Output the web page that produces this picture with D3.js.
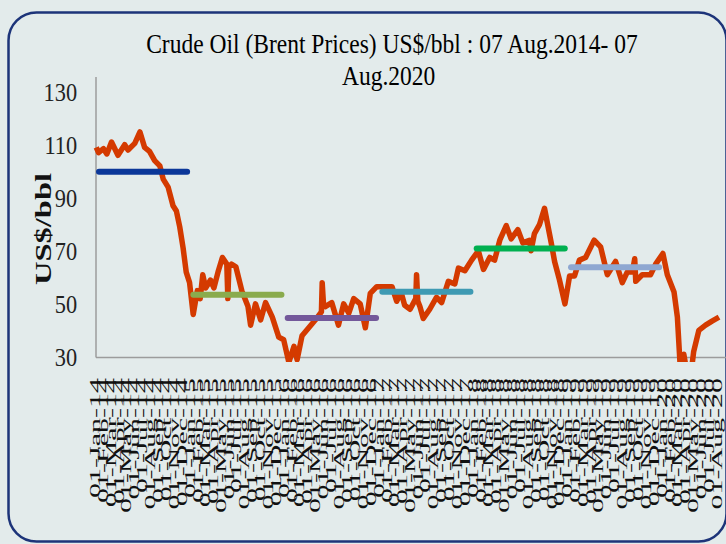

=======

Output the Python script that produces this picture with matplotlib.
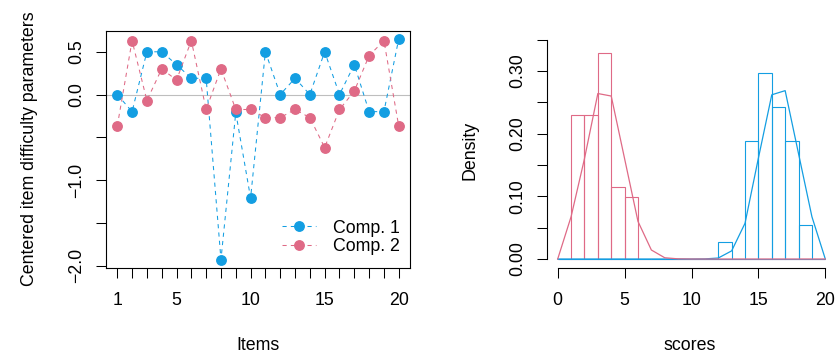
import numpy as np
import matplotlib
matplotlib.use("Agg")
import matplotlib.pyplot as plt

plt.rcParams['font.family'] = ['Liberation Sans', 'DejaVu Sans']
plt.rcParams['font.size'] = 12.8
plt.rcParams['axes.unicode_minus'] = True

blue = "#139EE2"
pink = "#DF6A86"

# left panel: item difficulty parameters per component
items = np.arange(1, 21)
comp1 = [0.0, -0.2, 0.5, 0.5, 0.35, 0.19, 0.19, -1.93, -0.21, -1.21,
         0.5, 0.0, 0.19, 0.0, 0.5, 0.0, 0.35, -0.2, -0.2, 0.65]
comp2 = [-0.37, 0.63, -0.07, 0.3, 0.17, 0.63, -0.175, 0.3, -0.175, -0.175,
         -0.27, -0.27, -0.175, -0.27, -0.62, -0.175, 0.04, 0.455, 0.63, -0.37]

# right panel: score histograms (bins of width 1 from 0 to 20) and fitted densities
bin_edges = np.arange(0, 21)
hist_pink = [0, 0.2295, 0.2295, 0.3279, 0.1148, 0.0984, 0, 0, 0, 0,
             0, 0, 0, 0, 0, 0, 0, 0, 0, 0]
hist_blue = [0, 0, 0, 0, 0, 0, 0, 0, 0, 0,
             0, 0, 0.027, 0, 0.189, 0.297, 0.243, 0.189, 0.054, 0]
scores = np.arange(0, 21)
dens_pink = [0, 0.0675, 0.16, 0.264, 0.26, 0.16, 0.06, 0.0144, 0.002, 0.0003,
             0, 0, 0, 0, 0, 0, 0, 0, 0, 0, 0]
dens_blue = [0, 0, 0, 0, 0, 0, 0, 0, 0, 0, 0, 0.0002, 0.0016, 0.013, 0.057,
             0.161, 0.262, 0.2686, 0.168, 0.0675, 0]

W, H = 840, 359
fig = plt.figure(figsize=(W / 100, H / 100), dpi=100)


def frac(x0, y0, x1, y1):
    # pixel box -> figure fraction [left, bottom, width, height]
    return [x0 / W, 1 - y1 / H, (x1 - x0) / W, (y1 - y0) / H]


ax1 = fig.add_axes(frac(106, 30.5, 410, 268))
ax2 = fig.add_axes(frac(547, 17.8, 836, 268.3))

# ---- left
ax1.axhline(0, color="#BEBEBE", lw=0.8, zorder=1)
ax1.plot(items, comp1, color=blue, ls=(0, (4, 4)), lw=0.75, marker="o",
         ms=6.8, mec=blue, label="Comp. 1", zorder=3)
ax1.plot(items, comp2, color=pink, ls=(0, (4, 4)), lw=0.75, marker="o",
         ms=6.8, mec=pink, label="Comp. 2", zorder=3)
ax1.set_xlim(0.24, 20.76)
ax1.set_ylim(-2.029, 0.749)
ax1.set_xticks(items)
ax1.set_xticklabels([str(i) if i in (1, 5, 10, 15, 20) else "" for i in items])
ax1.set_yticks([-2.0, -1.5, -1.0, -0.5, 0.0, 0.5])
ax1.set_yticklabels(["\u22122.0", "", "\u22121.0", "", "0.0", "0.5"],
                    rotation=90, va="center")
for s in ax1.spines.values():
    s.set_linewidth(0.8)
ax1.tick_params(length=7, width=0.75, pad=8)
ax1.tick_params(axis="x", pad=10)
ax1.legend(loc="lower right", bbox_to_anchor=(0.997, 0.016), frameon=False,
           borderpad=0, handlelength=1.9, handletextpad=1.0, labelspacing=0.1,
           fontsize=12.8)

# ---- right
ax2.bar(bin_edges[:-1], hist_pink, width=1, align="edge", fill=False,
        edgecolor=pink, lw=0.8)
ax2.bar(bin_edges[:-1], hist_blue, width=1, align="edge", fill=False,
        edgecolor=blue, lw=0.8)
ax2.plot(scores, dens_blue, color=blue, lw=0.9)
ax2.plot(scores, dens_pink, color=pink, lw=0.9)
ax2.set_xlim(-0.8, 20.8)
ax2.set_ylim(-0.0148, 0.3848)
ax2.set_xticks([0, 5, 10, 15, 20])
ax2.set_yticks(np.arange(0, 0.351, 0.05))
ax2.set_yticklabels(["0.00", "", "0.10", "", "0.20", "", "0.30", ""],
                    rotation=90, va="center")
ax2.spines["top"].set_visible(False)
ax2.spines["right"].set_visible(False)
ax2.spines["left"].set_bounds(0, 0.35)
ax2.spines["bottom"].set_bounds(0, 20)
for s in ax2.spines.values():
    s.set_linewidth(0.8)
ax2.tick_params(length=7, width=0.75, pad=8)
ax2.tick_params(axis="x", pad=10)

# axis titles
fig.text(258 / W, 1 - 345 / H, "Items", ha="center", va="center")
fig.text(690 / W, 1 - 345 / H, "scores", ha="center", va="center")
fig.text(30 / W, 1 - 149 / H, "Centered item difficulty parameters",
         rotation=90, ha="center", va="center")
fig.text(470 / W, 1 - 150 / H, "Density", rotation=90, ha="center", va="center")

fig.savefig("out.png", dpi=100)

=======

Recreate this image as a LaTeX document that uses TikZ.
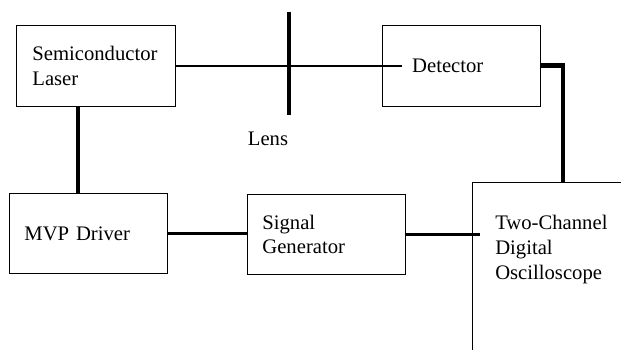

=======

Gather and return every line that holds the string "picture".

Output the web page that produces this picture with D3.js.
Output the Python script that produces this picture with matplotlib.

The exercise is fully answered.